On closer inspection, there are more parallels than you might think. Atkinson sent off Jack Rodwell with just over an hour remaining of the Merseyside derby; Rolland dismissed Sam Warburton with just over an hour to play at Eden Park. In other words, a massive advantage was handed to the opposition, who duly prevailed.

Moreover, both referees were effectively duped into making their decisions, Atkinson by the egregious play-acting of Liverpool's Luis Suarez, Rolland by the thunderous indignation of Vincent Clerc's team-mates. Neither referee even hesitated before imposing the ultimate punishment available to him, let alone consulted his assistants. Already judge and jury, each man rushed with a little too much relish into the role of executioner.
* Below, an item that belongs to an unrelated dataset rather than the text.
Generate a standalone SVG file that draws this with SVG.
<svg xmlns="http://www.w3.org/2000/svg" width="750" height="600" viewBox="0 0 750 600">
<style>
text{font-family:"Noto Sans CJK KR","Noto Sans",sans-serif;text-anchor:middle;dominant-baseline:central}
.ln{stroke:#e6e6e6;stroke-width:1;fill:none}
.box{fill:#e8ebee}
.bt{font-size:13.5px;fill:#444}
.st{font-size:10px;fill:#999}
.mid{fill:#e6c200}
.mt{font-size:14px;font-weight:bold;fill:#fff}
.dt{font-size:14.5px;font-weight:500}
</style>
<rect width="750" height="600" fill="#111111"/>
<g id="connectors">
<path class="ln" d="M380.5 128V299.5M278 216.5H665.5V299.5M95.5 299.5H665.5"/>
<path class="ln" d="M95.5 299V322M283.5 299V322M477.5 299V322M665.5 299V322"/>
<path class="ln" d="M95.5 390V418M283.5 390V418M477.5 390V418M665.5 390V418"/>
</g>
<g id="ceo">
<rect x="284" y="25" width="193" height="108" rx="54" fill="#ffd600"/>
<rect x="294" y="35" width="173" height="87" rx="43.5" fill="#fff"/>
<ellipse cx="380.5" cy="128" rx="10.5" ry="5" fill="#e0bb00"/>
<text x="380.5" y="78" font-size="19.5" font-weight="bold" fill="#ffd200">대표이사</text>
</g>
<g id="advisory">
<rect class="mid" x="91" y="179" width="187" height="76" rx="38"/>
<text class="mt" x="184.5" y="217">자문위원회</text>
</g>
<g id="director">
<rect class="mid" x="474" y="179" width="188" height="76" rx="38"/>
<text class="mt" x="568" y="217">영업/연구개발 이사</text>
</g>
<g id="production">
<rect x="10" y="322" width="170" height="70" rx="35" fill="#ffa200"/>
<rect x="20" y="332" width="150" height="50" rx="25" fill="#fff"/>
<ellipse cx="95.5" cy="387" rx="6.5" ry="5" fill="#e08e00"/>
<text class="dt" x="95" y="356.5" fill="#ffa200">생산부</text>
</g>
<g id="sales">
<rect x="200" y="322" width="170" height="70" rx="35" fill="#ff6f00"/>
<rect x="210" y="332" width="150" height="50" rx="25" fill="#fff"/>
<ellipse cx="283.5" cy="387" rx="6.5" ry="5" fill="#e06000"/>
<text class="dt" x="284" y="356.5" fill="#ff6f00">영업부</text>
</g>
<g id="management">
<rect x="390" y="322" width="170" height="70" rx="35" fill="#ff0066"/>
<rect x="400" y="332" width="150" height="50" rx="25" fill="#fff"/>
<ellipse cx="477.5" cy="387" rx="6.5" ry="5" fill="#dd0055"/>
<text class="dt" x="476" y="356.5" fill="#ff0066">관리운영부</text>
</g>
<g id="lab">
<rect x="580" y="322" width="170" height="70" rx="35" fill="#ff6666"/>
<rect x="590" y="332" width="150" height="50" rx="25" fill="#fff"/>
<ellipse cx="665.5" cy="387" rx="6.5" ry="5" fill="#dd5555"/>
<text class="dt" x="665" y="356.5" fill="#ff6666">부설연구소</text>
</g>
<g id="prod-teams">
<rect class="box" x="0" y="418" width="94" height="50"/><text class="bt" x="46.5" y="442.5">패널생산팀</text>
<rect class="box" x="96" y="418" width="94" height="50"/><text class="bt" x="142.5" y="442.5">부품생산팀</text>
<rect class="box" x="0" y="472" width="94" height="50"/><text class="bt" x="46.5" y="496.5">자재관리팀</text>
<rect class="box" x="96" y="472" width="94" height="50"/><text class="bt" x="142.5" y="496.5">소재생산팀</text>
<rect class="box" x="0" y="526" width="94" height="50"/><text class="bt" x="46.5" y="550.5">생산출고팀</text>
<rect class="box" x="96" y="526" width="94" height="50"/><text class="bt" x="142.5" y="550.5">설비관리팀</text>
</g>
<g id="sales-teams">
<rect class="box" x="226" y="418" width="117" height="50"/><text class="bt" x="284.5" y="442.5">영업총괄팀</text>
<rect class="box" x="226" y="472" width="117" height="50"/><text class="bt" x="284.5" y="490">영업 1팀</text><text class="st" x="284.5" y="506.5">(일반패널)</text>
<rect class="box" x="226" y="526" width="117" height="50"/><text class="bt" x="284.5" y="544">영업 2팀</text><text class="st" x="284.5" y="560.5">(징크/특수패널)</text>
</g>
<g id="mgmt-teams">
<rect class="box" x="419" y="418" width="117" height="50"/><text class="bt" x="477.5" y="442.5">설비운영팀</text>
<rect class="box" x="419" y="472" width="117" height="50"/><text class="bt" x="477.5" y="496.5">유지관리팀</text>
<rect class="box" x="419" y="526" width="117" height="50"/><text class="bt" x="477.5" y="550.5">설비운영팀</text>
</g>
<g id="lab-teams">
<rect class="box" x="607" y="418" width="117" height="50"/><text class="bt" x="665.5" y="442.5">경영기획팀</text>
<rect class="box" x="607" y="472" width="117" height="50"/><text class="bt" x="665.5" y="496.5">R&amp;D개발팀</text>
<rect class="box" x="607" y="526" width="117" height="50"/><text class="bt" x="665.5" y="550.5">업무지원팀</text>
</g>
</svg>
In truth, Warburton's tackle, unlike Rodwell's, did deserve censure. It should have resulted in the young Welsh captain being sin-binned. But the sending-off not only influenced the result, it also diminished the spectacle, and by extension the entire World Cup. Wales lost narrowly having been, even unfairly reduced to 14 men, manifestly the better, more swashbuckling team. Warburton's red card debased the tournament.

Now, there are those who shrug their shoulders and say that officiating mistakes are part and parcel of sport, always have been and always should be. Referees are only human, goes the argument. But their human fallibility has become more a case for the prosecution than the defence. Clearly, Atkinson at Goodison Park and Rolland at Eden Park were pumping with adrenalin just as the players were, and made their decisions, as Rodwell and Warburton made their tackles, without a cool appraisal of the likely consequences. In a way that's fair enough. There's not much time out there for cool appraising. They are paid to be decisive in the heat of the moment, and they were.
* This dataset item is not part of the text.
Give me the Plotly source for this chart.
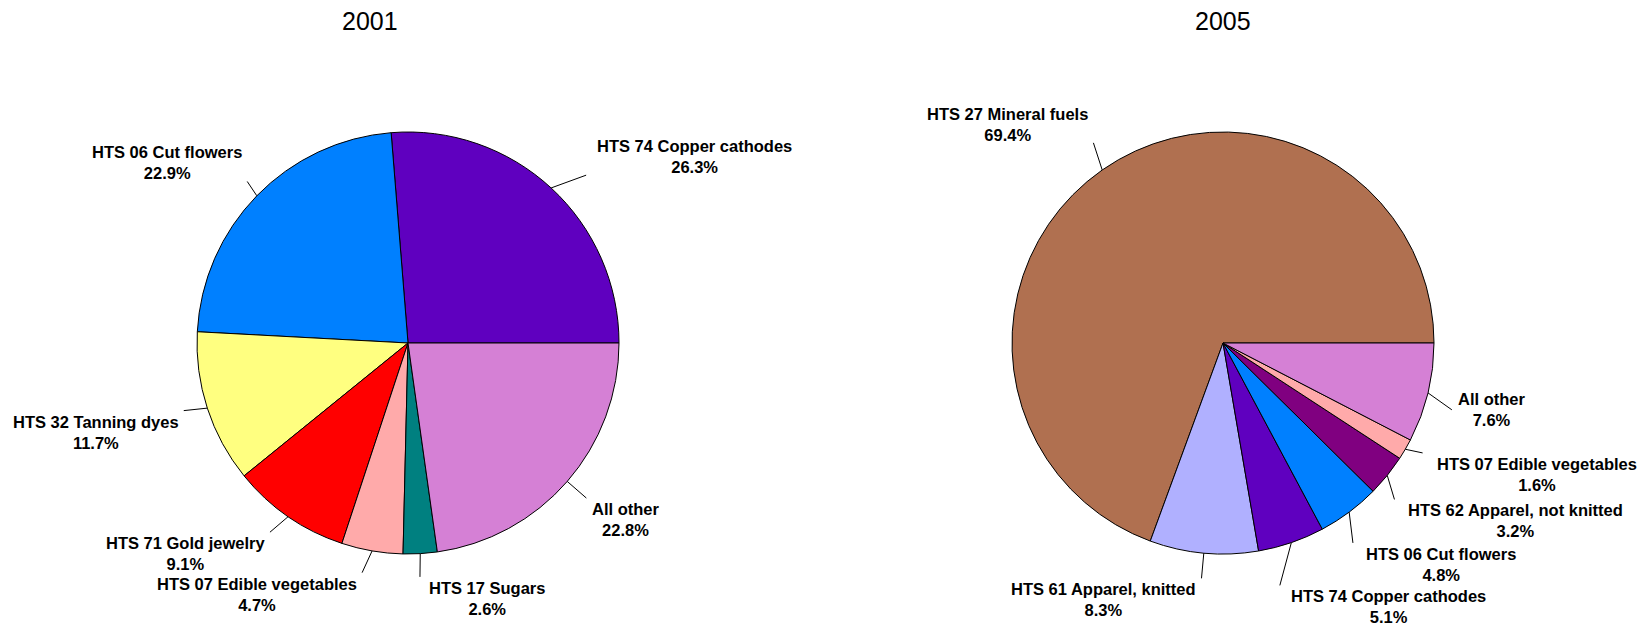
import math
import plotly.graph_objects as go

# ---------------- data ----------------
years = ["2001", "2005"]

labels_2001 = ["HTS 74 Copper cathodes", "HTS 06 Cut flowers", "HTS 32 Tanning dyes",
               "HTS 71 Gold jewelry", "HTS 07 Edible vegetables", "HTS 17 Sugars", "All other"]
shares_2001 = [26.3, 22.9, 11.7, 9.1, 4.7, 2.6, 22.8]

labels_2005 = ["HTS 27 Mineral fuels", "HTS 61 Apparel, knitted", "HTS 74 Copper cathodes",
               "HTS 06 Cut flowers", "HTS 62 Apparel, not knitted", "HTS 07 Edible vegetables", "All other"]
shares_2005 = [69.4, 8.3, 5.1, 4.8, 3.2, 1.6, 7.6]

# ---------------- styles ----------------
colors = {
    "HTS 74 Copper cathodes": "#5F00BF",
    "HTS 06 Cut flowers": "#0080FF",
    "HTS 32 Tanning dyes": "#FFFF80",
    "HTS 71 Gold jewelry": "#FF0000",
    "HTS 07 Edible vegetables": "#FFAAAA",
    "HTS 17 Sugars": "#008080",
    "All other": "#D580D5",
    "HTS 27 Mineral fuels": "#B07050",
    "HTS 61 Apparel, knitted": "#B0B0FF",
    "HTS 62 Apparel, not knitted": "#800080",
}

W, H = 1648, 628
R = 211
centers = [(408, 343), (1223, 343)]   # page pixels
title_x = [370, 1223]
# label leader tweaks (layout only): angle shift (deg), radius factor, text gap, vertical anchor
shift_2001 = [-4.0, -0.9, -1.2, -1.5, -1.5, -0.4, 0.0]
rad_2001 = [1.16, 1.08, 1.11, 1.11, 1.11, 1.11, 1.12]
gap_2001 = [9, 3, 3, 3, 3, 7, 4]
vmode_2001 = [None] * 7
shift_2005 = [-2.0, 0.0, -5.7, -3.7, -3.5, 1.4, -2.6]
rad_2005 = [1.13, 1.12, 1.18, 1.13, 1.10, 1.08, 1.13]
gap_2005 = [3, 3, 9, 11, 12, 12, 4]
vmode_2005 = [None, None, None, None, None, None, "middle"]

FONT = "Arial, Liberation Sans, sans-serif"


def px(x):
    return x / W


def py(y):
    return 1 - y / H


fig = go.Figure()
shapes = []
annotations = []

sets = [(labels_2001, shares_2001, shift_2001, rad_2001, gap_2001, vmode_2001),
        (labels_2005, shares_2005, shift_2005, rad_2005, gap_2005, vmode_2005)]

for k, (labs, vals, shifts, rads, gaps, vmodes) in enumerate(sets):
    cx, cy = centers[k]
    total = sum(vals)
    first_deg = vals[0] / total * 360
    fig.add_trace(go.Pie(
        labels=labs, values=vals, sort=False, direction="counterclockwise",
        rotation=90 - first_deg, textinfo="none", hoverinfo="label+percent",
        marker=dict(colors=[colors[l] for l in labs], line=dict(color="black", width=1)),
        domain=dict(x=[px(cx - R), px(cx + R)], y=[py(cy + R), py(cy - R)]),
        showlegend=False,
    ))
    cum = 0.0
    for lab, v, sh, rf, gap, vm in zip(labs, vals, shifts, rads, gaps, vmodes):
        mid = (cum + v / 2) / total * 2 * math.pi
        cum += v
        x0 = cx + R * math.cos(mid)
        y0 = cy - R * math.sin(mid)
        a2 = mid + math.radians(sh)
        x1 = cx + rf * R * math.cos(a2)
        y1 = cy - rf * R * math.sin(a2)
        shapes.append(dict(type="line", xref="paper", yref="paper",
                           x0=px(x0), y0=py(y0), x1=px(x1), y1=py(y1),
                           line=dict(color="black", width=1)))
        right = math.cos(a2) > 0
        upper = math.sin(a2) > 0
        tx = x1 + gap if right else x1 - gap
        if vm is None:
            yanc = "bottom" if upper else "top"
        else:
            yanc = vm
        ty = y1 + 3 if yanc == "bottom" else y1
        annotations.append(dict(
            xref="paper", yref="paper", x=px(tx), y=py(ty),
            xanchor="left" if right else "right",
            yanchor=yanc,
            text=f"<b>{lab}</b><br><b>{v:.1f}%</b>", showarrow=False, align="center",
            font=dict(family=FONT, size=16.5, color="black"),
        ))
    annotations.append(dict(
        xref="paper", yref="paper", x=px(title_x[k]), y=py(21),
        xanchor="center", yanchor="middle", text=years[k], showarrow=False,
        font=dict(family=FONT, size=25, color="black"),
    ))

fig.update_layout(
    width=W, height=H, margin=dict(l=0, r=0, t=0, b=0),
    paper_bgcolor="white", plot_bgcolor="white",
    shapes=shapes, annotations=annotations,
)

fig.write_html("out.html", config={"displayModeBar": False},
               post_script="document.body.style.margin='0px';")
But they were also mistaken, and with such big, big decisions, that shouldn't be allowed to happen, not when you consider the financial implications of winning and losing, to say nothing of the incalculable emotional implications, in these two instances, for the blue half of Merseyside and, more poignantly, the red whole of Wales.

From the sidelines, and the sofa, the solution seems obvious. Wire up every referee to a colleague in front of a TV screen. The ref can consult, if in doubt, but let the other official overturn a seriously wrong decision. If that undermines the authority of the man in the middle, it is a price worth paying.

But in any case, it would bolster officialdom's authority, not weaken it. Warburton's red card would have been reduced to a yellow. Rodwell would have been called back on, instead of the farce of his red card being rescinded by the FA when the three points were long gone. Of course, it won't happen. But, by the bread of heaven, it should.